In the historic mainland town of Beaufort, the North Carolina Maritime Museum (ncmaritimemuseums.com; free) shows how coastal villages provided a demand for the types of black market goods the pirates could supply. The passing merchant ships and needs of the colonists created the perfect storm for an era marked by piracy.
In colonial times, there was a push to attract residents to new communities up and down the coastline. “Hungry Town is a historic name for Beaufort,” explained David Cartier who operates Hungry Town Tours (hungrytowntours.com; from US$20). “They were not hungry for food but hungry for settlers.”
David and his wife Betsy lead pedalling and walking tours through the Beaufort Historic District, a part of town liberally peppered with sweet 18th-century coastal cottages and grand West Indian-style homes built by shipbuilders to withstand punishing storms.
“Beaufort has been isolated, so it’s kept its charm,” David said. The main thoroughfare – Front Street – is lined with independent shops, small eateries and artisan studios.
A half-hour drive east of town, staying true to the coastline, is the region called Down East – a collection of small maritime villages tied to the history and traditions of the seafaring life: boat building, whaling, fishing and the craft of decoy carving.
On Harkers Island, at the Core Sound Waterfowl Museum & Heritage Center (coresound.com; US$5), a local group of skilled carvers partner with the museum to revive the art of carving duck decoys. They work in a wood shop on the main floor of the museum – a building designed to resemble a hybrid between a hunting lodge and a traditional coastal lifesaving station.
World-renowned carver Walter “Brother” Gaskill sat surrounded by blocks of tupelo, cork and juniper as well as an arsenal of tools for chopping, carving and shaping. “We start out with a square block and make patterns,” he explained in the brogue characteristic of Down East. “Then, what don’t look like a duck, you whittle off.”
Day 4: Beaufort, South Carolina and Gullah culture
Into South Carolina, the oceanfront roadways seem swallowed by the saltwater marshes, dunes and tidal creeks known as the Low Country. Before the building of causeways, some 150 tiny sea islands were isolated, insulating the unique Gullah culture along with the traditions and linguistic patterns rooted in the rich African heritage of slave communities.

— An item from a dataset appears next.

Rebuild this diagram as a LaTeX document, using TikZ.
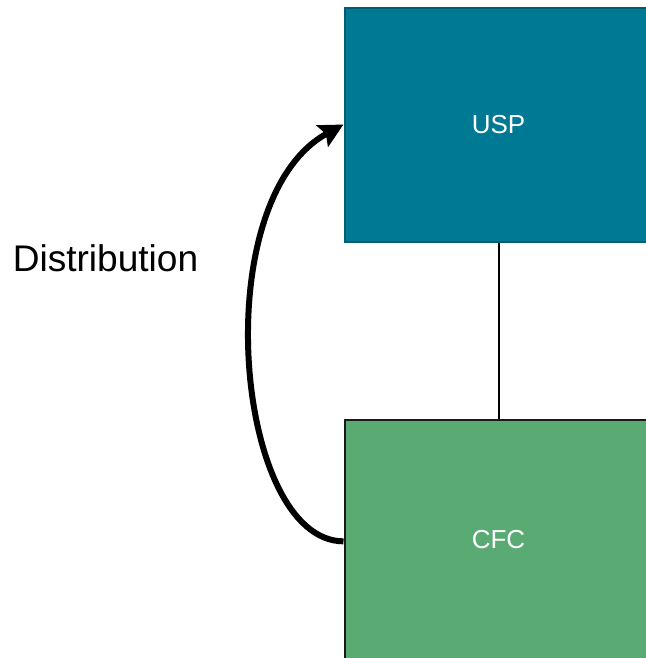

By 1810, plantation slaves made up almost 90 per cent of the parish population, leaving a cultural mark that is still survives. Their history is preserved at the Penn Center (penncenter.com), the first school in the nation to teach freed African slaves. Now a National Historic Landmark District, the school celebrates a place of transition – freedom from slavery and the 20th-century fight for civil rights and social justice.
Standing sentinel to the Sea Islands, the Beaufort is known for its antebellum homes (it escaped the shelling of the Civil War), art galleries, boutiques and well-preserved waterfront. It’s a smaller, more walkable version of its big sister city, Charleston.
The architecture of the 300-year-old town has been irresistible bait for film scouts; its laneways, gracious mansions and oceanfront are the backdrop for many well known Hollywood films including Forrest Gump, The Big Chill and The Prince of Tides.
Named Best Small Southern Town by Southern Living, a Top 25 Small City Arts Destination by American Style, and a Top 50 Adventure Town by National Geographic Adventure, South Carolina’s second-oldest city is custom made for strolling. The streets of The Point neighbourhood are lined with opulent architecture sheltered among Spanish moss-draped oaks – some so large and old that thick branches bend to touch the ground.
In Beaufort, the coastline journey came to an end. Sometimes, like this time, a turn off the busy highway is well worth taking.